Cost overruns, failed programs, and public scandals forced reforms that added layers of oversight and testing. These safeguards are meant to protect taxpayers and ensure troops receive equipment that performs under pressure. Strip them back too aggressively, and the same old problems could resurface.

Adding to the complexity, after years of consolidation, only a small circle of firms can produce the most advanced systems. They operate on long timelines and predictable contracts to sustain skilled labor and specialized facilities. A rapid pivot toward speed and lower costs could disrupt that balance, especially in the near term.

How It Affects You

For taxpayers, acquisition reform could change what defense dollars buy. A renewed system focused on speed and quantity might deliver more platforms at lower unit costs, but likely with fewer advanced features. A system that prioritizes sophistication may produce unmatched capability in smaller numbers.

Regions built around long-term weapons programs might see contracts reshaped or redirected while others could benefit from expanded production lines if speed becomes the new priority.
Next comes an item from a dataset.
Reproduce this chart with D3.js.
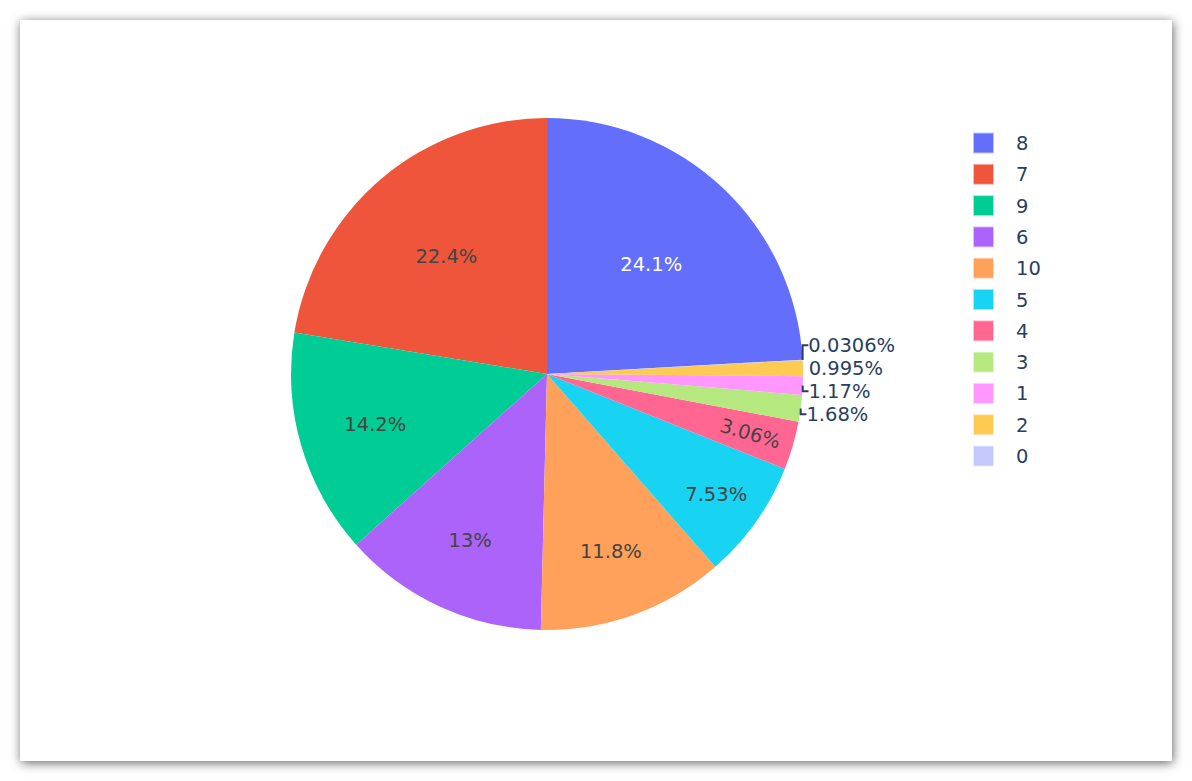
<!DOCTYPE html>
<html>
<head>
<meta charset="utf-8">
<script src="https://cdn.jsdelivr.net/npm/d3@7"></script>
<style>
	html, body { margin: 0; padding: 0; background: #fff; width: 1192px; height: 781px; overflow: hidden; }
	#card { position: absolute; left: 20px; top: 20px; width: 1152px; height: 741px; background: #fff; box-shadow: 1px 2px 10px rgba(0, 0, 0, 0.6); }
	#chart { position: absolute; left: 0; top: 0; }
</style>
</head>
<body>
<div id="card"></div>
<svg id="chart" width="1192" height="781"></svg>
<script>
const labels = [ '8', '7', '9', '6', '10', '5', '4', '3', '1', '2', '0' ];
const values = [ 24.1, 22.4, 14.2, 13.0, 11.8, 7.53, 3.06, 1.68, 1.17, 0.995, 0.0306 ];
const colors = [ '#636efa', '#EF553B', '#00cc96', '#ab63fa', '#FFA15A', '#19d3f3', '#FF6692', '#B6E880', '#FF97FF', '#FECB52', '#c6c9fd' ];

const PieChart = {
	cx: 547,
	cy: 374,
	radius: 256,
	textPad: 4,
	fontSize: 19.5,
	fontFamily: '"DejaVu Sans", Verdana, sans-serif',
	textColor: '#2a3f5f',
	legendX: 973,
	legendY: 143,
	legendStep: 31.3,

	draw: function() {
		const self = this;
		let svg = d3.select('#chart');
		let total = d3.sum(values);
		let firstAngle = values[0] / total * Math.PI * 2;
		// plotly goes counterclockwise: the first slice ends at 12 o'clock
		let pie = d3.pie()
			.sort(null)
			.value(d => d)
			.startAngle(firstAngle)
			.endAngle(firstAngle - Math.PI * 2);
		let slices = pie(values);
		let percentFormat = d3.format('.3~g');

		slices.forEach((s, i) => {
			s.label = labels[i];
			s.color = colors[i];
			s.text = percentFormat(s.value / total * 100) + '%';
		});

		self.drawSlices(svg, slices);
		self.placeTexts(svg, slices);
		self.scootOutside(slices);
		self.drawTexts(svg, slices);
		self.drawLegend(svg);
	},

	drawSlices: function(svg, slices) {
		const self = this;
		let arc = d3.arc().innerRadius(0).outerRadius(self.radius);

		svg.append('g')
			.attr('transform', 'translate(' + self.cx + ',' + self.cy + ')')
			.selectAll('path')
			.data(slices)
			.enter()
			.append('path')
			.attr('d', arc)
			.style('fill', d => d.color);
	},

	measure: function(svg, text) {
		const self = this;
		let t = svg.append('text')
			.style('font-family', self.fontFamily)
			.style('font-size', self.fontSize + 'px')
			.text(text);
		let bb = t.node().getBBox();
		t.remove();
		return { width: bb.width, height: bb.height };
	},

	calcMaxHalfSize: function(a, halfAngle, r) {
		let q = a + 1 / (2 * Math.tan(halfAngle));
		return r * Math.min(
			1 / (Math.sqrt(q * q + 0.5) + q),
			1 / (Math.sqrt(a * a + 0.5) + a)
		);
	},

	calcRotate: function(t) {
		return (180 / Math.PI * t + 720) % 180 - 90;
	},

	placeTexts: function(svg, slices) {
		const self = this;
		let r = self.radius;

		slices.forEach(s => {
			let bb = self.measure(svg, s.text);
			let mid = (s.startAngle + s.endAngle) / 2;
			let half = Math.abs(s.endAngle - s.startAngle) / 2;
			let px = r * Math.sin(mid);
			let py = -r * Math.cos(mid);
			let transforms = [];

			s.bb = bb;
			s.px = px;
			s.py = py;

			// horizontal text inside a circle inscribed in the slice
			let rIns = Math.min(1 / (1 + 1 / Math.sin(half)), 0.5);
			let diameter = Math.sqrt(bb.width * bb.width + bb.height * bb.height);
			transforms.push({ scale: rIns * r * 2 / diameter, rCenter: 1 - rIns, rotate: 0 });

			let r2 = r - 2 * self.textPad;
			let a = bb.width / bb.height;
			let hs = self.calcMaxHalfSize(a, half, r2);
			transforms.push({ scale: hs * 2 / bb.height, rCenter: Math.cos(hs / r2) - a * hs / r2, rotate: self.calcRotate(mid) });

			a = bb.height / bb.width;
			hs = self.calcMaxHalfSize(a, half, r2);
			transforms.push({ scale: hs * 2 / bb.width, rCenter: Math.cos(hs / r2) - a * hs / r2, rotate: self.calcRotate(mid + Math.PI / 2) });

			let best = transforms[0].scale >= 1 ? transforms[0] : transforms.reduce((m, t) => t.scale > m.scale ? t : m);

			if (best.scale >= 1) {
				s.outside = false;
				s.tx = self.cx + px * best.rCenter;
				s.ty = self.cy + py * best.rCenter;
				s.rotate = best.rotate;
			}
			else {
				let dx = bb.width / 2 * (px < 0 ? -1 : 1);
				let dy = bb.height / 2 * (py < 0 ? -1 : 1);
				s.outside = true;
				s.tx = self.cx + px + dx + Math.abs(dy) * (dx > 0 ? 1 : -1) / 2;
				s.ty = self.cy + py + dy / (1 + px * px / (py * py));
				s.baseY = s.ty;
				s.rotate = 0;
			}
		});
	},

	scootOutside: function(slices) {
		let outside = slices.filter(s => s.outside);

		[ 1, -1 ].forEach(side => {
			let onSide = outside.filter(s => (s.px >= 0 ? 1 : -1) == side);
			let top = onSide.filter(s => s.py < 0).sort((a, b) => b.ty - a.ty);
			let bottom = onSide.filter(s => s.py >= 0).sort((a, b) => a.ty - b.ty);
			let prev = null;

			for (let i = 0; i < top.length; i++) {
				if (prev && top[i].ty > prev.ty - prev.bb.height)
					top[i].ty = prev.ty - prev.bb.height;
				prev = top[i];
			}

			prev = top.length ? top[0] : null;

			for (let i = 0; i < bottom.length; i++) {
				if (prev && bottom[i].ty < prev.ty + prev.bb.height)
					bottom[i].ty = prev.ty + prev.bb.height;
				prev = bottom[i];
			}
		});
	},

	drawTexts: function(svg, slices) {
		const self = this;
		let g = svg.append('g');

		slices.forEach(s => {
			let fill;

			if (s.outside) {
				fill = self.textColor;

				if (Math.abs(s.ty - s.baseY) > 0.5) {
					let sign = s.px < 0 ? -1 : 1;
					g.append('path')
						.attr('d', 'M' + (self.cx + s.px) + ',' + (self.cy + s.py) + 'V' + s.ty + 'h' + (sign * s.bb.height / 4))
						.style('fill', 'none')
						.style('stroke', self.textColor)
						.style('stroke-width', 2);
				}
			}
			else {
				let c = d3.rgb(s.color);
				let brightness = (c.r * 299 + c.g * 587 + c.b * 114) / 1000;
				fill = brightness > 128 ? '#444' : '#fff';
			}

			g.append('text')
				.attr('transform', 'translate(' + s.tx + ',' + s.ty + ') rotate(' + s.rotate + ')')
				.attr('text-anchor', 'middle')
				.attr('dy', '0.36em')
				.style('font-family', self.fontFamily)
				.style('font-size', self.fontSize + 'px')
				.style('fill', fill)
				.text(s.text);
		});
	},

	drawLegend: function(svg) {
		const self = this;
		let items = svg.append('g')
			.selectAll('g')
			.data(labels)
			.enter()
			.append('g')
			.attr('transform', (d, i) => 'translate(' + self.legendX + ',' + (self.legendY + i * self.legendStep) + ')');

		items.append('rect')
			.attr('x', 1)
			.attr('y', -9.5)
			.attr('width', 19)
			.attr('height', 19)
			.style('fill', (d, i) => colors[i])
			.style('stroke', (d, i) => colors[i])
			.style('stroke-opacity', 0.4)
			.style('stroke-width', 2);

		items.append('text')
			.attr('x', 43)
			.attr('dy', '0.36em')
			.style('font-family', self.fontFamily)
			.style('font-size', self.fontSize + 'px')
			.style('fill', self.textColor)
			.text(d => d);
	}
}

PieChart.draw();
</script>
</body>
</html>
Defense jobs often anchor local economies, so shifts in procurement policy ripple outward.

The real test will be if American institutions can adapt without overcorrecting. Moving too slowly puts them at risk of falling behind a faster, more industrially agile rival; if they change too abruptly, they could undermine systems that still provide real advantages. Finding a steady balance between speed and sophistication may ultimately determine how effectively the U.S. competes with China’s expanding military power.